By Fred Braithwaite (Rock Doc & Owner at www.stronglines.co.uk)
The human body is remarkable. It has the ability to adapt and change to the stimulus we place on it day to day, what is more, it actually super compensates to the stimulus we place on it. This phenomenon of supercompensation is how we get stronger, fitter, faster, it is also how we heal.
When we get hurt, the same mechanisms that tells us where to grow fingernail, eyebrows, types of skin and organs get to work and restore the body to its former glory. This process is facilitated by being active in most cases. Loading through targeted exercise is the miracle drug that facilitates bones, muscles, ligaments, nerves and tendons to remodel and become stronger.

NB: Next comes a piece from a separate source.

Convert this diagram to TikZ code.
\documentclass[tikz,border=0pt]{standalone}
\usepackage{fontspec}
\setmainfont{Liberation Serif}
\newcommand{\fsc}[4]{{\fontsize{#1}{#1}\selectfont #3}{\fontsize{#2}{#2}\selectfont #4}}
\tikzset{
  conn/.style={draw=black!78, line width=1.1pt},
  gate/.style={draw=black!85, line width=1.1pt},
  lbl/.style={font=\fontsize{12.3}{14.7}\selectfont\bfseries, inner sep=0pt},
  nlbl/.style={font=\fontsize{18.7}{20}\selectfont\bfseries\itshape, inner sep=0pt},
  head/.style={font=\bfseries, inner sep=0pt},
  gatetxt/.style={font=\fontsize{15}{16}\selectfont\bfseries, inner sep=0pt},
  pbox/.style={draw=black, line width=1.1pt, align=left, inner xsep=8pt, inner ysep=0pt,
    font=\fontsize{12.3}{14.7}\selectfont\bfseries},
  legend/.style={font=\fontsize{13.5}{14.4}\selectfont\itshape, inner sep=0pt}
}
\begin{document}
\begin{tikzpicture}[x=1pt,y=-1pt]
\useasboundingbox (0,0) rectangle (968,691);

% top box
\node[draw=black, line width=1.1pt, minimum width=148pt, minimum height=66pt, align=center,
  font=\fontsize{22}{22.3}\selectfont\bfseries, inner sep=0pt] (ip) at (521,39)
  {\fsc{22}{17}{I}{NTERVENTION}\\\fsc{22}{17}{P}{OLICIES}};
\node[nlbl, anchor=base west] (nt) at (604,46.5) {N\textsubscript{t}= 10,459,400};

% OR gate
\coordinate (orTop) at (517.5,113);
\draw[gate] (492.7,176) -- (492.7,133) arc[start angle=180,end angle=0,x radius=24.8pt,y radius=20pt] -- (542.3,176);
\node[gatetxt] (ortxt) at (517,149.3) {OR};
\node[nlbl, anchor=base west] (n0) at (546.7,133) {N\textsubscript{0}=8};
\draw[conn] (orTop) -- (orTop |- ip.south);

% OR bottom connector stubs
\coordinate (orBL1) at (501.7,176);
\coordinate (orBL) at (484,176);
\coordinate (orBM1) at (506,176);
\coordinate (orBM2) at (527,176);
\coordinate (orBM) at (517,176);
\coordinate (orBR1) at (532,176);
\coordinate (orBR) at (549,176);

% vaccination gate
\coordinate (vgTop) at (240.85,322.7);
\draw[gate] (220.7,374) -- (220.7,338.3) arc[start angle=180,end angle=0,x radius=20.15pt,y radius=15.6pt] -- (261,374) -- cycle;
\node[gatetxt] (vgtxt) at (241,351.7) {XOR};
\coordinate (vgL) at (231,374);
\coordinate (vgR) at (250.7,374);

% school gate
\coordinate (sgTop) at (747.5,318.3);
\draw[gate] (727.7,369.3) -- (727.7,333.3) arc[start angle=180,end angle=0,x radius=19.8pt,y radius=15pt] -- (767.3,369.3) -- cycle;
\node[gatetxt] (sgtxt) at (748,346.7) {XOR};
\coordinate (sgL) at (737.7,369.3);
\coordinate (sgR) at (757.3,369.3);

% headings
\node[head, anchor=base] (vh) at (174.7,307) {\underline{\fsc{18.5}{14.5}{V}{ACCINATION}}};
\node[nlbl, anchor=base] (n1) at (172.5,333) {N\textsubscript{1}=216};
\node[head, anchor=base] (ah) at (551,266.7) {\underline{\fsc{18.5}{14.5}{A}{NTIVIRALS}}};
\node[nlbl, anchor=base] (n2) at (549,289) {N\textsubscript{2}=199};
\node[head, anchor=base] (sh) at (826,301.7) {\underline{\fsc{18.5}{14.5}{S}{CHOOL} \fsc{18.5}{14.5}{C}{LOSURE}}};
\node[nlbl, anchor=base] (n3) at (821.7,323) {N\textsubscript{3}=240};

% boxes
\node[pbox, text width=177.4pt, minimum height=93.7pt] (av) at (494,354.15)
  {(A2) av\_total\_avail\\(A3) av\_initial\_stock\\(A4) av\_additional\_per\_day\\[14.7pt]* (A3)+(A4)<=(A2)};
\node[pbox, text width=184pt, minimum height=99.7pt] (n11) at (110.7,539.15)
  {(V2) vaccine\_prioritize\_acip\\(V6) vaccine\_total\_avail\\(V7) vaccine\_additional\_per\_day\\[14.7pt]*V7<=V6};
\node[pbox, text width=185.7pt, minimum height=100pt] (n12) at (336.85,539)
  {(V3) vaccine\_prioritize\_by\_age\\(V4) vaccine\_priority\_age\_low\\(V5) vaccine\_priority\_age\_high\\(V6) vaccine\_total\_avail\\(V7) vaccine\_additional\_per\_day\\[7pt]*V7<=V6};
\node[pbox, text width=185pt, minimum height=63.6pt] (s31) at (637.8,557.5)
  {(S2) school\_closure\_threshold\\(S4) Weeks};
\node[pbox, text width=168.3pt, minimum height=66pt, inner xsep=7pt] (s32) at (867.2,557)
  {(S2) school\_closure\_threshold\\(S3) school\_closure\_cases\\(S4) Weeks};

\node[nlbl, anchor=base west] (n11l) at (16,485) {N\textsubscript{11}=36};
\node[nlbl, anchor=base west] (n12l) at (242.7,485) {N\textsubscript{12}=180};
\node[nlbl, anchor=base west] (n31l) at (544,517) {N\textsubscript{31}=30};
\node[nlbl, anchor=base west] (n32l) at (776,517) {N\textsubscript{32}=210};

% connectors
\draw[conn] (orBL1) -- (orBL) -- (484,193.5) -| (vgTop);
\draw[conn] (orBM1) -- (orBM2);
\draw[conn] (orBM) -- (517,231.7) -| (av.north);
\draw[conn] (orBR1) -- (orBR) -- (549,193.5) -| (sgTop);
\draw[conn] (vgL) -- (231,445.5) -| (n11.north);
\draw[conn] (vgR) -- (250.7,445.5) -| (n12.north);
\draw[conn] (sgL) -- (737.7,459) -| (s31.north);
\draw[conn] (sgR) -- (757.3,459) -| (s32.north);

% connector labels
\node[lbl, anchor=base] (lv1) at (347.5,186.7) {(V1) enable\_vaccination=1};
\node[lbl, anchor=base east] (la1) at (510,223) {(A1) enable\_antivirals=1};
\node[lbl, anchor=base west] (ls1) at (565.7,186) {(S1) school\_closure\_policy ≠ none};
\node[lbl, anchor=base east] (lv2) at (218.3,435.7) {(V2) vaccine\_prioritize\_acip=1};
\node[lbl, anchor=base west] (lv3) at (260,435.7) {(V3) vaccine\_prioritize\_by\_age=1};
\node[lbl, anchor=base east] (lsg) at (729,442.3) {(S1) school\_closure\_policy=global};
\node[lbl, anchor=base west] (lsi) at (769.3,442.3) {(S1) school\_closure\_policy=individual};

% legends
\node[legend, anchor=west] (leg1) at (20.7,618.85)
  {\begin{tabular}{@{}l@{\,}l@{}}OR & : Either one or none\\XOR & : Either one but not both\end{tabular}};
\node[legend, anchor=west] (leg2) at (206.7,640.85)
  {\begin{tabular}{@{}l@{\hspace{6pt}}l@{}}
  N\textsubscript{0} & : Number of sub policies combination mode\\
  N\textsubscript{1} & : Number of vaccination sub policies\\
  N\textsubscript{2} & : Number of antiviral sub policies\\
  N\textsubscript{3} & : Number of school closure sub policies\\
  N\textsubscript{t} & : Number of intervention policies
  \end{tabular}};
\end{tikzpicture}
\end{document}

As new tissue is produced an appropriate load placed on it at the right time facilitates further healing and remodelling. You can see this in any cut in the skin you have had. Firstly, blood forms a sticky clot, then the clot hardens into a scab. Now, if you continually pick it or knock which would be overloading it, it stays at this level, a hard scab that bleeds every time you pick or knock it. The healing process slows, more scar tissue is formed.
If you don’t pick it or continually knock the scab off, you will find that the deepest layers of skin and scar tissue are allowed to remodel to a tougher complex similar to what was there before and they work their way up to the surface naturally healing nicely leaving only a subtle scar the becomes a functioning part of us.

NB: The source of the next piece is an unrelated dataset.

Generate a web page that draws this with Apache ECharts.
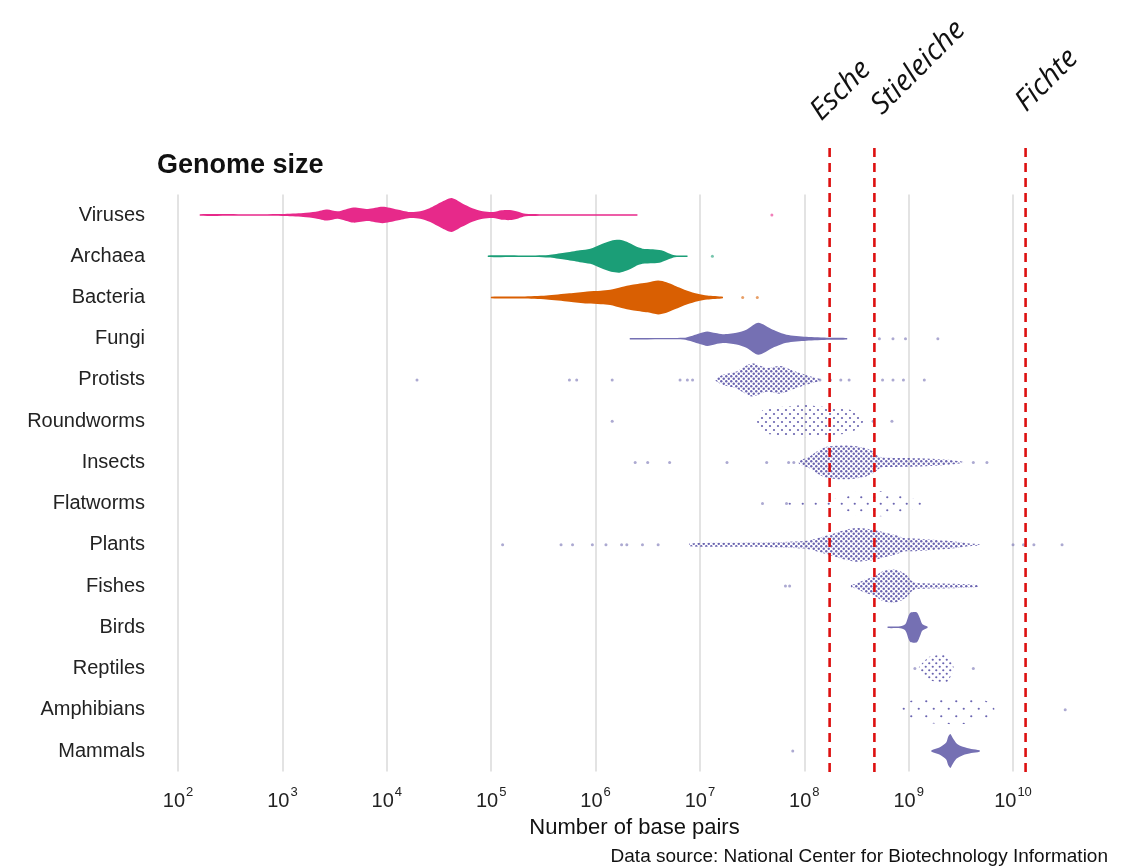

Imagine this happening in a torn muscle, ligament, tendon or broken bone, if we overload it, it knocks off the newly formed structures and we go back to square one, if we load it appropriately, the new tissues is stimulated to adapt further and progress in the healing process.
This is why rehab is king in addressing neuromusculoskeletal disorders. The body thrives on the wonder drug that is exercise.

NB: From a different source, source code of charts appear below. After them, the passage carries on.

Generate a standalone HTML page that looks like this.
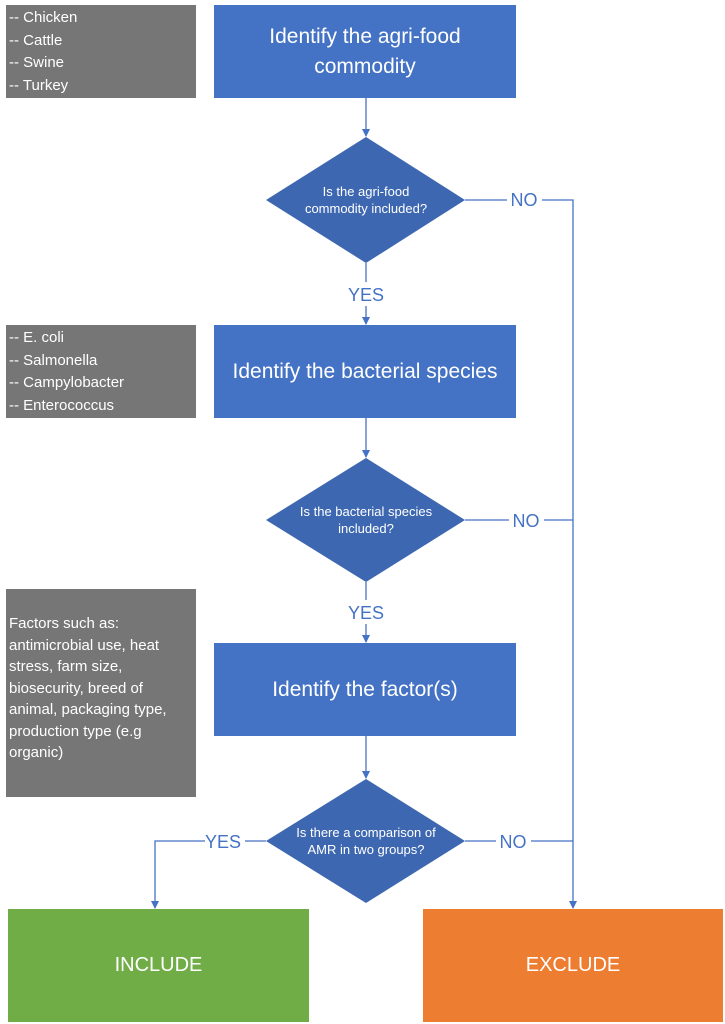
<!DOCTYPE html>
<html><head><meta charset="utf-8"><style>
html,body{margin:0;padding:0;background:#fff;}
body{width:725px;height:1024px;position:relative;overflow:hidden;font-family:"Liberation Sans",sans-serif;}
.b{position:absolute;display:flex;align-items:center;justify-content:center;text-align:center;color:#fff;}
.g{position:absolute;background:#767676;color:#fff;font-size:15px;line-height:22.5px;padding:2px 3px;box-sizing:border-box;}
</style></head><body>
<div class="g" style="left:6px;top:5px;width:190px;height:93px;">-- Chicken<br>-- Cattle<br>-- Swine<br>-- Turkey</div>
<div class="b" style="left:214px;top:5px;width:302px;height:93px;background:#4472c4;font-size:21px;line-height:30px;">Identify the agri-food<br>commodity</div>
<div class="g" style="left:6px;top:325px;width:190px;height:93px;">-- E. coli<br>-- Salmonella<br>-- Campylobacter<br>-- Enterococcus</div>
<div class="b" style="left:214px;top:325px;width:302px;height:93px;background:#4472c4;font-size:21px;">Identify the bacterial species</div>
<div class="g" style="left:6px;top:589px;width:190px;height:208px;padding-top:24px;line-height:21.5px;">Factors such as:<br>antimicrobial use, heat stress, farm size, biosecurity, breed of animal, packaging type, production type (e.g organic)</div>
<div class="b" style="left:214px;top:643px;width:302px;height:93px;background:#4472c4;font-size:21px;">Identify the factor(s)</div>
<div class="b" style="left:8px;top:909px;width:301px;height:113px;background:#70ad47;font-size:20px;">INCLUDE</div>
<div class="b" style="left:423px;top:909px;width:300px;height:113px;background:#ed7d31;font-size:20px;">EXCLUDE</div>
<svg width="725" height="1024" style="position:absolute;left:0;top:0" font-family="Liberation Sans, sans-serif">
<defs><marker id="a" markerWidth="8" markerHeight="8" refX="7" refY="4" orient="auto" markerUnits="userSpaceOnUse"><path d="M0,0 L8,4 L0,8 z" fill="#4472c4"/></marker></defs>
<g fill="#3d67b0">
<polygon points="366,137 465,200 366,263 266,200"/>
<polygon points="366,458 465,520 366,582 266,520"/>
<polygon points="366,779 465,841 366,903 266,841"/>
</g>
<g fill="#fff" font-size="13" text-anchor="middle">
<text x="366" y="196">Is the agri-food</text><text x="366" y="213">commodity included?</text>
<text x="366" y="516">Is the bacterial species</text><text x="366" y="533">included?</text>
<text x="366" y="837">Is there a comparison of</text><text x="366" y="854">AMR in two groups?</text>
</g>
<g stroke="#4472c4" stroke-width="1.3" fill="none">
<line x1="366" y1="98" x2="366" y2="136" marker-end="url(#a)"/>
<line x1="366" y1="263" x2="366" y2="282"/>
<line x1="366" y1="306" x2="366" y2="324" marker-end="url(#a)"/>
<line x1="366" y1="418" x2="366" y2="457" marker-end="url(#a)"/>
<line x1="366" y1="582" x2="366" y2="600"/>
<line x1="366" y1="624" x2="366" y2="642" marker-end="url(#a)"/>
<line x1="366" y1="736" x2="366" y2="778" marker-end="url(#a)"/>
<polyline points="465,200 507,200"/>
<polyline points="542,200 573,200 573,908" marker-end="url(#a)"/>
<polyline points="465,520 509,520"/>
<line x1="544" y1="520" x2="573" y2="520"/>
<polyline points="465,841 496,841"/>
<line x1="531" y1="841" x2="573" y2="841"/>
<polyline points="266,841 245,841"/>
<polyline points="205,841 155,841 155,908" marker-end="url(#a)"/>
</g>
<g fill="#4472c4" font-size="18" text-anchor="middle">
<text x="524" y="206">NO</text>
<text x="526" y="527">NO</text>
<text x="513" y="848">NO</text>
<text x="366" y="301">YES</text>
<text x="366" y="619">YES</text>
<text x="223" y="848">YES</text>
</g>
</svg>
</body></html>
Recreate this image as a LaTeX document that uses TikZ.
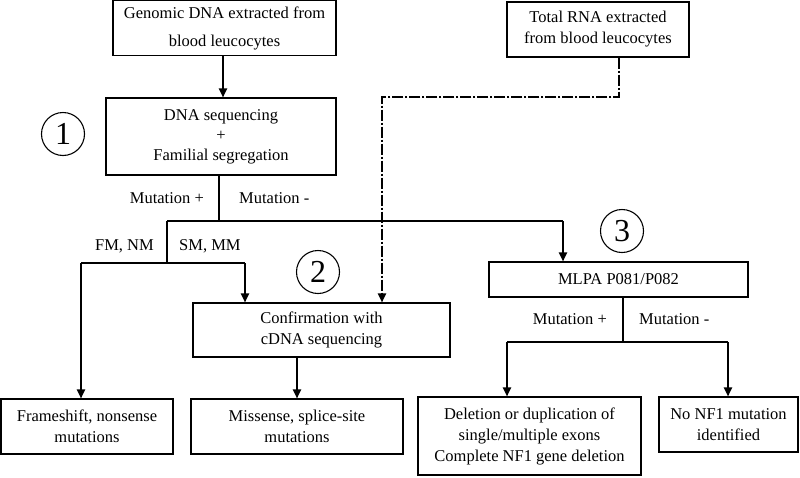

Finding the biological tipping point and continually progressing it in an injured state, in principle, is no different to progressing your training. Find the point at which tissues is stimulated to adapt, allow appropriate rest, repeat with slight overload.
Rest is as important as the loading itself. Think of it as taking a painkiller and the time it takes to wear off. The half-life of the drug depends on its strength, stronger drugs last longer. A stronger loading stimulus takes longer to recover from, the stress on different tissues also has varying time frames of recovery.
So, lets learn to not pick the scab and instead do everything to progress a healthy healing process. Stop overloading the system and depriving yourself of optimal adaptation. Apply thought and science to your training and recovery and discover what incredible things your body call heel from and how strong and resilient you can really be in building the FUTUREPROOF you!